One of my coachees met me yesterday and she looked horrified and stressed. She had been going through a rough patch – late working hours, very high targets, no appreciation, health issues due to stress and above all, political battles to survive. All of this was also affecting her quality time with family and hence personal issues with the spouse. She had worked for more than a decade in this organization and had given her blood and soul to its success. Lately, there were leadership changes and the effects had started showing up at all hierarchical levels. She had been living under the fear of losing her job while being there was also taking a huge toll on her life for past 8-9 months.
She said she along with a few other peers have been finally informed about the mutual separation agreement. She was so worried that all she could see was fear and confusion about what she should do next. I could see a chaotic messed maze in her head. And I knew that needs to be sorted out.
I asked her – What does the agreement say? What is the offer?
She said – 3 months of notice period + a month pay for every completed year.
I: So that means you get more than a year’s pay? Right
Her: Yea. But what do I do now?
I: What options do you have?
Her: I don’t know.
I: Do you think you can or even if given an option, you would want to stay back?
Her: There’s clearly no such option. I have struggled for the past 9 months and know it. It had been humiliating every single day.
I: So is it not good that it finally got over? Were you expecting anything different?

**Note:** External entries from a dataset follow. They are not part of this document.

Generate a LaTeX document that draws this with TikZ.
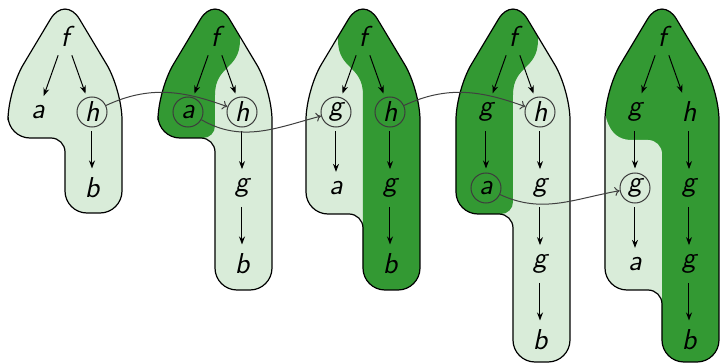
\documentclass[tikz,border=0pt]{standalone}
\usepackage{fontspec}
\usetikzlibrary{arrows.meta}
\definecolor{lightg}{RGB}{217,236,217}
\definecolor{darkg}{RGB}{51,153,51}
\definecolor{circc}{RGB}{60,60,60}
\newcommand\hullpath[3]{%
 [rounded corners=15pt] (#1+57,150) -- (#1+57,90)
 [rounded corners=14pt] -- (#1,-5) [rounded corners=15pt] -- (#1-57,90)
 [rounded corners=11pt] -- (#1-57,#2) [rounded corners=7pt] -- (#1,#2)
 [rounded corners=11pt] -- (#1,#3) -- (#1+57,#3) -- cycle}
\tikzset{
 lab/.style={font=\fontsize{14.4}{17}\selectfont\sffamily\itshape, inner sep=2.5pt},
 circnode/.style={lab, circle, draw=circc, line width=0.5pt, minimum size=15pt, inner sep=0pt},
 tarr/.style={-{Stealth[length=4pt,width=3pt]}, line width=0.5pt, shorten <=2pt, shorten >=2pt},
 conn/.style={-{To[length=2.5pt,width=4.5pt]}, line width=0.5pt, draw=black!75},
 hull/.style={draw=black, line width=0.6pt},
}
\begin{document}
\begin{tikzpicture}[x=0.5pt,y=-0.5pt]
\useasboundingbox (0,0) rectangle (720,364);
% tree 1
\fill[lightg] \hullpath{65}{138}{213};
\draw[hull] \hullpath{65}{138}{213};
% tree 2
\fill[lightg] \hullpath{215}{138}{290};
\begin{scope}
\clip \hullpath{215}{138}{290};
\fill[darkg] (240,-30) -- (240,40) .. controls (240,70) and (215,65) .. (215,95) [rounded corners=6pt] -- (215,138) [sharp corners] -- (100,138) -- (100,-30) -- cycle;
\end{scope}
\draw[hull] \hullpath{215}{138}{290};
% tree 3
\fill[lightg] \hullpath{363}{214}{290};
\begin{scope}
\clip \hullpath{363}{214}{290};
\fill[darkg] (338,-30) -- (338,40) .. controls (338,70) and (363,65) .. (363,95) -- (363,400) -- (480,400) -- (480,-30) -- cycle;
\end{scope}
\draw[hull] \hullpath{363}{214}{290};
% tree 4
\fill[lightg] \hullpath{513}{214}{362};
\begin{scope}
\clip \hullpath{513}{214}{362};
\fill[darkg] (538,-30) -- (538,40) .. controls (538,70) and (513,65) .. (513,95) [rounded corners=6pt] -- (513,214) [sharp corners] -- (400,214) -- (400,-30) -- cycle;
\end{scope}
\draw[hull] \hullpath{513}{214}{362};
% tree 5
\fill[darkg] \hullpath{662}{290}{362};
\begin{scope}
\clip \hullpath{662}{290}{362};
\fill[lightg] (560,60) -- (602,60) -- (602,90) .. controls (604,125) and (612,140) .. (632,140) [rounded corners=7pt] -- (662,140) [sharp corners] -- (662,400) -- (560,400) -- cycle;
\end{scope}
\draw[hull] \hullpath{662}{290}{362};

% nodes tree 1
\node[lab] (t1f) at (65,36) {f};
\node[lab] (t1a) at (38,112) {a};
\node[circnode] (t1h) at (92,112) {h};
\node[lab] (t1b) at (92,188) {b};
\draw[tarr] (t1f) -- (t1a);
\draw[tarr] (t1f) -- (t1h);
\draw[tarr] (t1h) -- (t1b);
% tree 2
\node[lab] (t2f) at (215,36) {f};
\node[circnode] (t2a) at (188,112) {a};
\node[circnode] (t2h) at (242,112) {h};
\node[lab] (t2g) at (242,188) {g};
\node[lab] (t2b) at (242,264) {b};
\draw[tarr] (t2f) -- (t2a);
\draw[tarr] (t2f) -- (t2h);
\draw[tarr] (t2h) -- (t2g);
\draw[tarr] (t2g) -- (t2b);
% tree 3
\node[lab] (t3f) at (363,36) {f};
\node[circnode] (t3g) at (336,112) {g};
\node[circnode] (t3h) at (390,112) {h};
\node[lab] (t3a) at (336,188) {a};
\node[lab] (t3g2) at (390,188) {g};
\node[lab] (t3b) at (390,264) {b};
\draw[tarr] (t3f) -- (t3g);
\draw[tarr] (t3f) -- (t3h);
\draw[tarr] (t3g) -- (t3a);
\draw[tarr] (t3h) -- (t3g2);
\draw[tarr] (t3g2) -- (t3b);
% tree 4
\node[lab] (t4f) at (513,36) {f};
\node[lab] (t4g) at (486,112) {g};
\node[circnode] (t4h) at (540,112) {h};
\node[circnode] (t4a) at (486,188) {a};
\node[lab] (t4g2) at (540,188) {g};
\node[lab] (t4g3) at (540,264) {g};
\node[lab] (t4b) at (540,340) {b};
\draw[tarr] (t4f) -- (t4g);
\draw[tarr] (t4f) -- (t4h);
\draw[tarr] (t4g) -- (t4a);
\draw[tarr] (t4h) -- (t4g2);
\draw[tarr] (t4g2) -- (t4g3);
\draw[tarr] (t4g3) -- (t4b);
% tree 5
\node[lab] (t5f) at (662,36) {f};
\node[lab] (t5g) at (635,112) {g};
\node[lab] (t5h) at (689,112) {h};
\node[circnode] (t5g2) at (635,188) {g};
\node[lab] (t5g3) at (689,188) {g};
\node[lab] (t5a) at (635,264) {a};
\node[lab] (t5g4) at (689,264) {g};
\node[lab] (t5b) at (689,340) {b};
\draw[tarr] (t5f) -- (t5g);
\draw[tarr] (t5f) -- (t5h);
\draw[tarr] (t5g) -- (t5g2);
\draw[tarr] (t5g2) -- (t5a);
\draw[tarr] (t5h) -- (t5g3);
\draw[tarr] (t5g3) -- (t5g4);
\draw[tarr] (t5g4) -- (t5b);
% connectors
\draw[conn] (t1h) to[out=25,in=160] (t2h);
\draw[conn] (t2a) to[out=-30,in=195] (t3g);
\draw[conn] (t3h) to[out=25,in=160] (t4h);
\draw[conn] (t4a) to[out=-25,in=190] (t5g2);
\end{tikzpicture}
\end{document}
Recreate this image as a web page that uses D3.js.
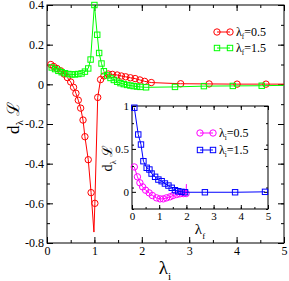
<!DOCTYPE html>
<html>
<head>
<meta charset="utf-8">
<script src="https://cdn.jsdelivr.net/npm/d3@7"></script>
<style>
  body { margin: 0; background: #fff; }
  text { font-family: "Liberation Serif", "DejaVu Serif", serif; fill: #000; }
</style>
</head>
<body>
<div id="chart"></div>
<script>
// main panel: d_lambda L vs lambda_i, lambda_f fixed
const redLamI = [0.08, 0.14, 0.21, 0.29, 0.36, 0.43, 0.5, 0.56, 0.61, 0.66, 0.71, 0.76, 0.8, 0.87, 0.93, 0.99, 1.01, 1.07, 1.13, 1.2, 1.29, 1.38, 1.48, 1.57, 1.66, 1.76, 1.86, 1.96, 2.06, 2.2, 2.82, 3.42, 4.01, 4.62, 5.0];
const redDL = [0.1, 0.09, 0.08, 0.068, 0.052, 0.034, 0.012, -0.015, -0.045, -0.08, -0.12, -0.18, -0.264, -0.38, -0.546, -0.745, -0.6, -0.066, 0.024, 0.042, 0.052, 0.05, 0.047, 0.042, 0.038, 0.033, 0.029, 0.022, 0.015, 0.009, 0.003, 0.002, 0.001, 0.001, 0.001];
const redNoMark = [15, 34];

const greenLamI = [0.1, 0.17, 0.24, 0.31, 0.38, 0.45, 0.52, 0.59, 0.66, 0.73, 0.8, 0.87, 0.92, 1.0, 1.06, 1.1, 1.15, 1.2, 1.27, 1.34, 1.41, 1.48, 1.55, 1.62, 1.69, 1.76, 1.83, 1.9, 1.97, 2.09, 2.7, 3.31, 3.92, 4.53, 5.0];
const greenDL = [0.085, 0.077, 0.068, 0.061, 0.056, 0.052, 0.05, 0.05, 0.052, 0.055, 0.064, 0.08, 0.125, 0.4, 0.25, 0.158, 0.105, 0.066, 0.045, 0.032, 0.022, 0.013, 0.006, 0.001, -0.003, -0.006, -0.009, -0.011, -0.013, -0.015, -0.013, -0.009, -0.008, -0.007, -0.005];
const greenNoMark = [34];

// inset: d_lambda L vs lambda_f, lambda_i fixed
const magLamF = [0.085, 0.2, 0.29, 0.39, 0.5, 0.63, 0.75, 0.9, 1.03, 1.15, 1.27, 1.4, 1.51, 1.64, 1.76, 1.89, 1.99, 2.0];
const magDL = [0.29, 0.175, 0.105, 0.058, 0.019, -0.012, -0.043, -0.07, -0.082, -0.082, -0.07, -0.058, -0.043, -0.031, -0.023, -0.02, -0.02, 0.09];
const magNoMark = [17];

const blueLamF = [0.085, 0.23, 0.33, 0.42, 0.54, 0.64, 0.72, 0.85, 0.97, 1.09, 1.21, 1.34, 1.46, 1.58, 1.7, 1.82, 1.95, 2.68, 3.79, 4.89];
const blueDL = [0.98, 0.668, 0.551, 0.357, 0.28, 0.26, 0.213, 0.175, 0.143, 0.124, 0.097, 0.073, 0.047, 0.019, 0.007, 0, -0.005, -0.005, -0.005, 0];
const blueNoMark = [];

const mainXTicks = [0, 1, 2, 3, 4, 5];
const mainYTicks = [-0.8, -0.6, -0.4, -0.2, 0, 0.2, 0.4];
const insetXTicks = [0, 1, 2, 3, 4, 5];
const insetYTicks = [0, 0.5, 1];

const width = 289;
const height = 281;

const svg = d3.select("#chart")
    .append("svg")
    .attr("width", width)
    .attr("height", height);

svg.append("rect").attr("width", width).attr("height", height).attr("fill", "#fff");

const x = d3.scaleLinear().domain([0, 5]).range([47, 284]);
const y = d3.scaleLinear().domain([-0.8, 0.4]).range([243, 5]);
const xi = d3.scaleLinear().domain([0, 5]).range([132, 268]);
const yi = d3.scaleLinear().domain([-0.2, 1]).range([209, 106]);

const fmt = d => String(+d.toFixed(2));

function frame(g, sx, sy, o) {
    const [x0, x1] = sx.range();
    const [y0, y1] = sy.range();
    const xMinor = d3.range(sx.domain()[0], sx.domain()[1] + 1e-9, o.xStep);
    const yMinor = d3.range(sy.domain()[0], sy.domain()[1] + 1e-9, o.yStep);

    const axes = [
        [d3.axisBottom(sx), y0, 0, o.xTicks, xMinor, true],
        [d3.axisTop(sx), y1, 0, o.xTicks, xMinor, false],
        [d3.axisLeft(sy), 0, x0, o.yTicks, yMinor, true],
        [d3.axisRight(sy), 0, x1, o.yTicks, yMinor, false]
    ];
    axes.forEach(([ax, ty, tx, maj, minr, lab]) => {
        g.append("g")
            .attr("transform", `translate(${tx},${ty})`)
            .call(ax.tickValues(minr).tickSize(-o.minor).tickSizeOuter(0).tickFormat(""))
            .call(s => s.select(".domain").remove());
        const a = g.append("g")
            .attr("transform", `translate(${tx},${ty})`)
            .call(ax.tickValues(maj).tickSize(-o.major).tickSizeOuter(0)
                .tickPadding(o.pad).tickFormat(lab ? fmt : ""))
            .call(s => s.select(".domain").remove());
        a.attr("font-family", null).attr("font-size", null);
        a.selectAll("text").attr("font-size", o.fs);
    });
    g.selectAll(".tick line").attr("stroke", "#000");
    g.append("rect")
        .attr("x", x0).attr("y", y1)
        .attr("width", x1 - x0).attr("height", y0 - y1)
        .attr("fill", "none").attr("stroke", "#000");
}

function series(g, sx, sy, xs, ys, noMark, color, shape, r) {
    const pts = xs.map((v, i) => [v, ys[i], i]);
    g.append("path")
        .attr("d", d3.line().x(d => sx(d[0])).y(d => sy(d[1]))(pts))
        .attr("fill", "none").attr("stroke", color).attr("stroke-width", 1);
    marks(g, pts.filter(d => !noMark.includes(d[2])).map(d => [sx(d[0]), sy(d[1])]), color, shape, r);
}

function marks(g, pts, color, shape, r) {
    if (shape === "circle") {
        g.selectAll(null).data(pts).enter().append("circle")
            .attr("cx", d => d[0]).attr("cy", d => d[1]).attr("r", r)
            .attr("fill", "none").attr("stroke", color);
    } else {
        g.selectAll(null).data(pts).enter().append("rect")
            .attr("x", d => d[0] - r).attr("y", d => d[1] - r)
            .attr("width", 2 * r).attr("height", 2 * r)
            .attr("fill", "none").attr("stroke", color);
    }
}

function legendRow(g, lx, ly, color, shape, r, sub, val, fs) {
    g.append("line").attr("x1", lx).attr("x2", lx + 13).attr("y1", ly).attr("y2", ly)
        .attr("stroke", color);
    marks(g, [[lx, ly], [lx + 13, ly]], color, shape, r);
    const t = g.append("text").attr("x", lx + 19).attr("y", ly + 4).attr("font-size", fs);
    t.append("tspan").text("λ");
    t.append("tspan").attr("font-size", fs * 0.6).attr("dy", 3).text(sub);
    t.append("tspan").attr("dy", -3).text("=" + val);
}

function dLabel(g, cx, cy, fs) {
    const t = g.append("text")
        .attr("transform", `translate(${cx},${cy}) rotate(-90)`)
        .attr("text-anchor", "middle").attr("font-size", fs);
    t.append("tspan").text("d");
    t.append("tspan").attr("font-size", fs * 0.65).attr("dy", fs * 0.25).text("λ");
    t.append("tspan").attr("dy", -fs * 0.25).text(" ℒ");
}

function lamLabel(g, cx, by, fs, sub) {
    const t = g.append("text").attr("x", cx).attr("y", by)
        .attr("text-anchor", "middle").attr("font-size", fs);
    t.append("tspan").text("λ");
    t.append("tspan").attr("font-size", fs * 0.6).attr("dy", fs * 0.3).text(sub);
}

// main panel
const main = svg.append("g");
frame(main, x, y, { xTicks: mainXTicks, yTicks: mainYTicks, xStep: 0.5, yStep: 0.1,
    major: 6, minor: 3, pad: 3, fs: 12 });
series(main, x, y, redLamI, redDL, redNoMark, "#ff0000", "circle", 3.2);
series(main, x, y, greenLamI, greenDL, greenNoMark, "#00ff00", "square", 2.7);
legendRow(main, 217, 32, "#ff0000", "circle", 3.2, "f", "0.5", 12);
legendRow(main, 217, 48, "#00ff00", "square", 2.7, "f", "1.5", 12);
dLabel(main, 19, 118, 17);
lamLabel(main, 165, 274, 19, "i");

// inset
const inset = svg.append("g");
inset.append("rect").attr("x", 132).attr("y", 106).attr("width", 136).attr("height", 103)
    .attr("fill", "#fff");
frame(inset, xi, yi, { xTicks: insetXTicks, yTicks: insetYTicks, xStep: 0.5, yStep: 0.25,
    major: 4, minor: 2, pad: 3, fs: 11 });
series(inset, xi, yi, magLamF, magDL, magNoMark, "#ff00ff", "circle", 3.2);
series(inset, xi, yi, blueLamF, blueDL, blueNoMark, "#0000ff", "square", 2.7);
legendRow(inset, 200, 133, "#ff00ff", "circle", 3.2, "i", "0.5", 12);
legendRow(inset, 200, 150, "#0000ff", "square", 2.7, "i", "1.5", 12);
dLabel(inset, 112, 158, 14);
lamLabel(inset, 200, 234, 15, "f");
</script>
</body>
</html>
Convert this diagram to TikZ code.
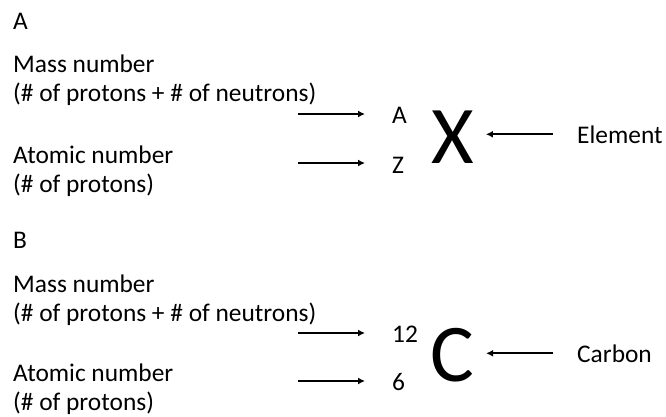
\documentclass[tikz,border=0pt]{standalone}
\usepackage{fontspec}
\setmainfont{Carlito}
\usetikzlibrary{arrows.meta}
\tikzset{lbl/.style={anchor=base west,inner sep=0pt,align=left,font=\fontsize{25.4}{29}\selectfont},
big/.style={anchor=base west,inner sep=0pt,font=\fontsize{82}{82}\selectfont},
arr/.style={->,line width=1.6pt}}

\begin{document}
\begin{tikzpicture}[x=1pt,y=-1pt,>={Latex[length=7pt,width=7pt]}]
\useasboundingbox (0,0) rectangle (666,416);
% part A
\node[lbl](ttlA)at(13,29){A};
\node[lbl](massA)at(13,101){Mass number\\(\# of protons + \# of neutrons)};
\node[lbl](atomA)at(13,192){Atomic number\\(\# of protons)};
\node[lbl](supA)at(392,123){A};
\node[lbl](subA)at(392,173){Z};
\node[big](symX)at(431,163){X};
\node[lbl](elem)at(577,143){Element};
\coordinate(mA)at(298,114);
\coordinate(aA)at(298,163);
\draw[arr,shorten >=27pt](mA)--(mA-|supA.west);
\draw[arr,shorten >=27pt](aA)--(aA-|subA.west);
\draw[arr,shorten <=24pt,shorten >=12pt](elem.west)--(elem.west-|symX.east);
% part B
\node[lbl](ttlB)at(13,248){B};
\node[lbl](massB)at(13,321){Mass number\\(\# of protons + \# of neutrons)};
\node[lbl](atomB)at(13,410){Atomic number\\(\# of protons)};
\node[lbl](supB)at(392,342){12};
\node[lbl](subB)at(392,390){6};
\node[big](symC)at(430,381){C};
\node[lbl](carb)at(577,362){Carbon};
\coordinate(mB)at(298,333);
\coordinate(aB)at(298,381);
\draw[arr,shorten >=27pt](mB)--(mB-|supB.west);
\draw[arr,shorten >=27pt](aB)--(aB-|subB.west);
\draw[arr,shorten <=24pt,shorten >=12pt](carb.west)--(carb.west-|symC.east);
\end{tikzpicture}
\end{document}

Her: No I knew this was to end. But I have been given a mutual separation – What do I do?
I: What’re the options do you have than to simply accept and move on?
She was in an extremely victim state. Didn’t say a word.
I: Okay, let’s see what is good about this situation?
Her: Good about this situation? Really? What more can happen to me?
I: Let’s try once. Think about it.
Her: My day to day struggle that I was going through is over. It is like the result has come and I have failed.
I: Did you want that to continue?
Her: No, that way, I am happy that it is over because I couldn’t take it anymore and my personal life and health were taking a hit.
I: What more good do you see?
Her: I have 3 months left for which I get paid + 11 month’s pay for my 11 years of stay here.
I: Yea, so its 14 months of pay that gives you financial security for 14 months. Moreover, you have 3 working month’s where you can actively focus on finding another opportunity for yourself while being paid here for doing nothing much. Am I right?
Her: Yes that’s right. But what do I do?
I: Why do I feel you want some complications to mess your mind into while there is none? You say you don’t have any other option than to accept the agreement. You didn’t want to stay back and had been struggling for the past 9 months putting your health, personal relationships and your peace of mind on stake. And now that the organization has offered you a cake that you could not just have but eat it too, you are wondering what you should do? You are not ready to accept the situation which you knew will happen but perhaps happened with a much better deal than what you feared.
Isn’t this the best thing that could have happened to you in this given situation? Can you think what worse could have happened?
Her: Yes, I could have lost my job on some unjustified reasons like performance issues, could have not paid anything beyond my notice period, I could have been sitting at home looking for a job with challenges justifying why I left my job without having another opportunity in hand, All of this could have been so tormenting for me and my family….I am actually scared to even think of what all could have happened.
I: Don’t you see how all of these not happening has been such a blessing in disguise. You could focus on finding a job in these 3 months, spend quality time with family, rejuvenate your health and relationship while being paid monthly. More so, even if finding a job takes a little while, your finances are taken care of.
Her: Yes, I feel much better.
I: You must. Be glad that there are no other options that you have than to just float and flow in a much desirable direction.
Her: Yes, there are actually no options that I have that I should put my thoughts into. It feels so good right now to not have too many options.
I: Good luck!
We are so used to stay complicated in our minds that we do not realize that having no other option in life could also be a comforting thing at times.
We keep looking for so many options first and later feel complicated and incapable of taking decisions.
We are so accustomed to seeing misfortune and stresses around us that we forget to find goodness in the situations that we are into.
Believe that when you have given your best effort, anything that happens will have goodness enveloped in it. You need to find it and anchor it to move on. There is nothing that is pure misfortune – Look for what’s good about a situation and you shall surely find it.